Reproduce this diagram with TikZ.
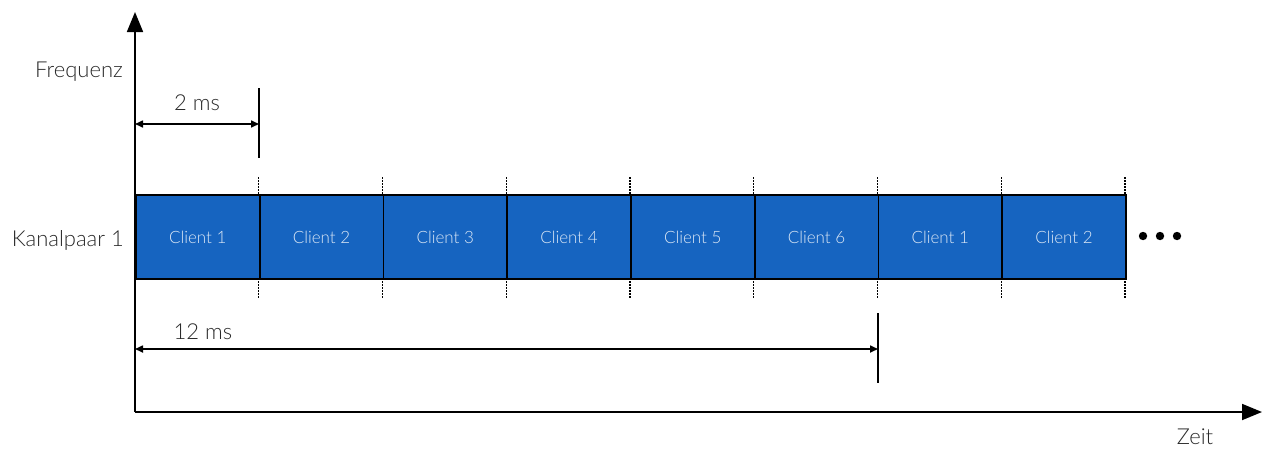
\documentclass[tikz,border=0pt]{standalone}
\usepackage{fontspec}
\setmainfont{Lato}[UprightFont=* Light]
\usetikzlibrary{arrows.meta}
\definecolor{slotblue}{RGB}{22,100,192}
\definecolor{labelgray}{RGB}{40,40,40}
\begin{document}
\begin{tikzpicture}[x=1pt,y=-1pt,
  axis/.style={line width=1.8pt,-{Triangle[length=20pt,width=16pt]}},
  slot/.style={draw=black,line width=1.8pt,fill=slotblue,minimum width=123.75pt,minimum height=84pt,inner sep=0pt,anchor=north west,text=white!85!slotblue,font=\fontsize{17}{20}\selectfont},
  tick/.style={line width=1.2pt,dash pattern=on 1.5pt off 1.5pt},
  dim/.style={line width=1.6pt,{Triangle[length=8pt,width=7pt]}-{Triangle[length=8pt,width=7pt]}},
  bar/.style={line width=1.8pt},
  lbl/.style={text=labelgray,font=\fontsize{22}{26}\selectfont,inner sep=0pt}]
\useasboundingbox (0,0) rectangle (1265,448);
% axes
\coordinate (O) at (135,412);
\coordinate (ytop) at (135,12);
\coordinate (xend) at (1262,412);
\draw[axis] (O) -- (ytop);
\draw[axis] (O) -- (xend);
\node[lbl,anchor=east] (freq) at (123,72) {Frequenz};
\node[lbl] (zeit) at (1195,437) {Zeit};
\node[lbl,anchor=east] (kanal) at (124,240) {Kanalpaar 1};
% time slots
\foreach \c [count=\i from 0] in {1,2,3,4,5,6,1,2} {
  \node[slot] (s\i) at (135+123.75*\i,194) {Client \c};
}
% slot boundary ticks
\foreach \i in {1,...,8} {
  \draw[tick] (135+123.75*\i,177) -- (135+123.75*\i,194);
  \draw[tick] (135+123.75*\i,278) -- (135+123.75*\i,298);
}
% continuation dots
\foreach \x in {1143,1160,1177}
  \fill (\x,236) circle (4.2pt);
% 2 ms span
\coordinate (b2top) at (259,88);
\coordinate (b2bot) at (259,158);
\draw[bar] (b2top) -- (b2bot);
\coordinate (a2l) at (135,124);
\coordinate (a2r) at (259,124);
\draw[dim] (a2l) -- (a2r);
\node[lbl] (t2) at (197,103) {2 ms};
% 12 ms span
\coordinate (b12top) at (878,313);
\coordinate (b12bot) at (878,383);
\draw[bar] (b12top) -- (b12bot);
\coordinate (a12l) at (135,349);
\coordinate (a12r) at (878,349);
\draw[dim] (a12l) -- (a12r);
\node[lbl] (t12) at (203,332) {12 ms};
\end{tikzpicture}
\end{document}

----

◆ **OBJECTIVE**: Leave out the pictures and output the rest of the material exactly as written.

◆ **EXPECTED ANSWER**:
Reproduce this diagram with TikZ.
\documentclass[tikz,border=0pt]{standalone}
\usepackage{fontspec}
\setmainfont{Lato}[UprightFont=* Light]
\usetikzlibrary{arrows.meta}
\definecolor{slotblue}{RGB}{22,100,192}
\definecolor{labelgray}{RGB}{40,40,40}
\begin{document}
\begin{tikzpicture}[x=1pt,y=-1pt,
  axis/.style={line width=1.8pt,-{Triangle[length=20pt,width=16pt]}},
  slot/.style={draw=black,line width=1.8pt,fill=slotblue,minimum width=123.75pt,minimum height=84pt,inner sep=0pt,anchor=north west,text=white!85!slotblue,font=\fontsize{17}{20}\selectfont},
  tick/.style={line width=1.2pt,dash pattern=on 1.5pt off 1.5pt},
  dim/.style={line width=1.6pt,{Triangle[length=8pt,width=7pt]}-{Triangle[length=8pt,width=7pt]}},
  bar/.style={line width=1.8pt},
  lbl/.style={text=labelgray,font=\fontsize{22}{26}\selectfont,inner sep=0pt}]
\useasboundingbox (0,0) rectangle (1265,448);
% axes
\coordinate (O) at (135,412);
\coordinate (ytop) at (135,12);
\coordinate (xend) at (1262,412);
\draw[axis] (O) -- (ytop);
\draw[axis] (O) -- (xend);
\node[lbl,anchor=east] (freq) at (123,72) {Frequenz};
\node[lbl] (zeit) at (1195,437) {Zeit};
\node[lbl,anchor=east] (kanal) at (124,240) {Kanalpaar 1};
% time slots
\foreach \c [count=\i from 0] in {1,2,3,4,5,6,1,2} {
  \node[slot] (s\i) at (135+123.75*\i,194) {Client \c};
}
% slot boundary ticks
\foreach \i in {1,...,8} {
  \draw[tick] (135+123.75*\i,177) -- (135+123.75*\i,194);
  \draw[tick] (135+123.75*\i,278) -- (135+123.75*\i,298);
}
% continuation dots
\foreach \x in {1143,1160,1177}
  \fill (\x,236) circle (4.2pt);
% 2 ms span
\coordinate (b2top) at (259,88);
\coordinate (b2bot) at (259,158);
\draw[bar] (b2top) -- (b2bot);
\coordinate (a2l) at (135,124);
\coordinate (a2r) at (259,124);
\draw[dim] (a2l) -- (a2r);
\node[lbl] (t2) at (197,103) {2 ms};
% 12 ms span
\coordinate (b12top) at (878,313);
\coordinate (b12bot) at (878,383);
\draw[bar] (b12top) -- (b12bot);
\coordinate (a12l) at (135,349);
\coordinate (a12r) at (878,349);
\draw[dim] (a12l) -- (a12r);
\node[lbl] (t12) at (203,332) {12 ms};
\end{tikzpicture}
\end{document}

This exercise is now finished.